Joseph Meadows played rugby league in Wellington prior to moving to Auckland. In 1920 he was representing the Athletic club in the Wellington club competition and during the year he also made the Wellington B team for a match against Watersiders.

In 1921 he moved to Auckland and began playing for the Ponsonby United club where he was to play for 2 seasons. In that same year he made the New Zealand team to tour Australia. His first game for New Zealand was against the Auckland side prior to the departure for Australia. New Zealand won the match by 22 points to 16 with Meadows playing in the forwards. During the tour of Australia 8 matches were played in total however Meadows only played in one of them. This was the match with Toowoomba on June 22 at Athletic Oval in Toowoomba. Meadows played at hooker in a 30–18 loss to the local side.

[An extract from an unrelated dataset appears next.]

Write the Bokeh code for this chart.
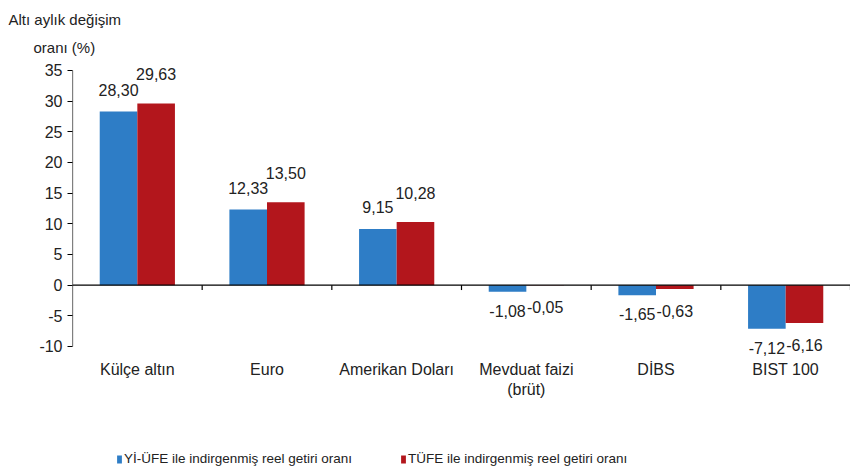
from bokeh.plotting import figure
from bokeh.models import ColumnDataSource, Legend, LegendItem, Title, FixedTicker, Span
from bokeh.transform import dodge
from bokeh.core.properties import value
from bokeh.embed import file_html
from bokeh.resources import INLINE

categories = ["Külçe altın", "Euro", "Amerikan Doları", "Mevduat faizi\n(brüt)", "DİBS", "BIST 100"]
yi_ufe = [28.30, 12.33, 9.15, -1.08, -1.65, -7.12]
tufe = [29.63, 13.50, 10.28, -0.05, -0.63, -6.16]
y_ticks = [-10, -5, 0, 5, 10, 15, 20, 25, 30, 35]
series_names = ["Yİ-ÜFE ile indirgenmiş reel getiri oranı", "TÜFE ile indirgenmiş reel getiri oranı"]
y_title = ["Altı aylık değişim", "oranı (%)"]

BLUE = "#2E7DC6"
RED = "#B3161C"
FONT = "Liberation Sans"
FS = "16px"
TXT = "#222222"

xs = [i + 0.5 for i in range(len(categories))]

def fmt(v):
    return f"{v:.2f}".replace(".", ",")

def src(vals, up_off, down_off):
    return ColumnDataSource(dict(
        x=xs, top=vals, lab=[fmt(v) for v in vals],
        base=["bottom" if v >= 0 else "top" for v in vals],
        yo=[up_off if v >= 0 else down_off for v in vals],
    ))

s1 = src(yi_ufe, -16, 13)
s2 = src(tufe, -23, 16)

# frame extends beyond the value axis to hold value labels, category labels and legend
p = figure(width=850, height=468, output_backend="svg", toolbar_location=None,
           x_range=(0, 6), y_range=(-29.9, 36.63), x_axis_location=None,
           min_border_left=72, min_border_right=0, min_border_top=60, min_border_bottom=0)
p.outline_line_color = None
p.grid.grid_line_color = None
p.background_fill_color = "white"
p.border_fill_color = "white"

bw = 0.29
r1 = p.vbar(x=dodge("x", -bw / 2, range=p.x_range), top="top", bottom=0, width=bw, source=s1,
            fill_color=BLUE, line_color=None)
r2 = p.vbar(x=dodge("x", bw / 2, range=p.x_range), top="top", bottom=0, width=bw, source=s2,
            fill_color=RED, line_color=None)

for s, dx in ((s1, -bw / 2), (s2, bw / 2)):
    p.text(x=dodge("x", dx, range=p.x_range), y="top", text="lab", source=s,
           text_align="center", text_baseline="base", y_offset="yo",
           text_font=value(FONT), text_font_size=FS, text_color=TXT)

# zero line with category-boundary ticks
p.add_layout(Span(location=0, dimension="width", line_color="black", line_width=1.2))
bounds = list(range(1, len(categories) + 1))
p.segment(x0=bounds, x1=bounds, y0=[0] * len(bounds), y1=[-0.8] * len(bounds),
          line_color="black", line_width=1.2)

# value axis line (only over the tick span)
p.segment(x0=[0], x1=[0], y0=[min(y_ticks)], y1=[max(y_ticks)], line_color="black", line_width=1.2)

# category labels below the value axis
cat_src = ColumnDataSource(dict(x=xs, y=[min(y_ticks)] * len(xs), t=categories))
p.text(x="x", y="y", text="t", source=cat_src, text_align="center", text_baseline="top",
       y_offset=15, text_font=value(FONT), text_font_size=FS, text_color=TXT,
       text_line_height=1.15)

# y axis
ya = p.yaxis[0]
ya.ticker = FixedTicker(ticks=y_ticks)
ya.major_label_overrides = {t: str(t) for t in y_ticks}
ya.axis_line_color = None
ya.major_tick_line_color = "black"
ya.major_tick_line_width = 1.2
ya.major_tick_in = 0
ya.major_tick_out = 5
ya.minor_tick_line_color = None
ya.major_label_standoff = 5
ya.major_label_text_font = FONT
ya.major_label_text_font_size = FS
ya.major_label_text_color = TXT

legend = Legend(items=[LegendItem(label=series_names[0], renderers=[r1]),
                       LegendItem(label=series_names[1], renderers=[r2])],
                orientation="horizontal", location=(44, 2),
                label_text_font=FONT, label_text_font_size="13.5px", label_text_color=TXT,
                glyph_width=6, glyph_height=10, label_standoff=2, spacing=48,
                border_line_color=None, background_fill_alpha=0, margin=0, padding=0)
p.add_layout(legend, "center")

# two-line value-axis title, second line indented to sit centred under the first
title_text = y_title[0] + "\n" + "\u00a0" * 6 + y_title[1]
t = Title(text=title_text, align="left", offset=-64, text_font=FONT,
          text_font_size="15px", text_font_style="normal", text_color=TXT,
          text_line_height=1.7, standoff=8)
p.add_layout(t, "above")

open("out.html", "w").write(file_html(p, INLINE))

After returning from the tour he played for Auckland against King Country. Auckland won the match by 58 points to 25. This was to be his only appearance in an Auckland jersey.

He again turned out for Ponsonby in the 1922 season. Meadows scored his one and only try for Ponsonby in a round 2 win over Athletic where they won by 23 points to 5. Meadows was last mentioned in a Ponsonby team in a round 11 match in July. Following the 1922 season it is unclear if he continued to play rugby league.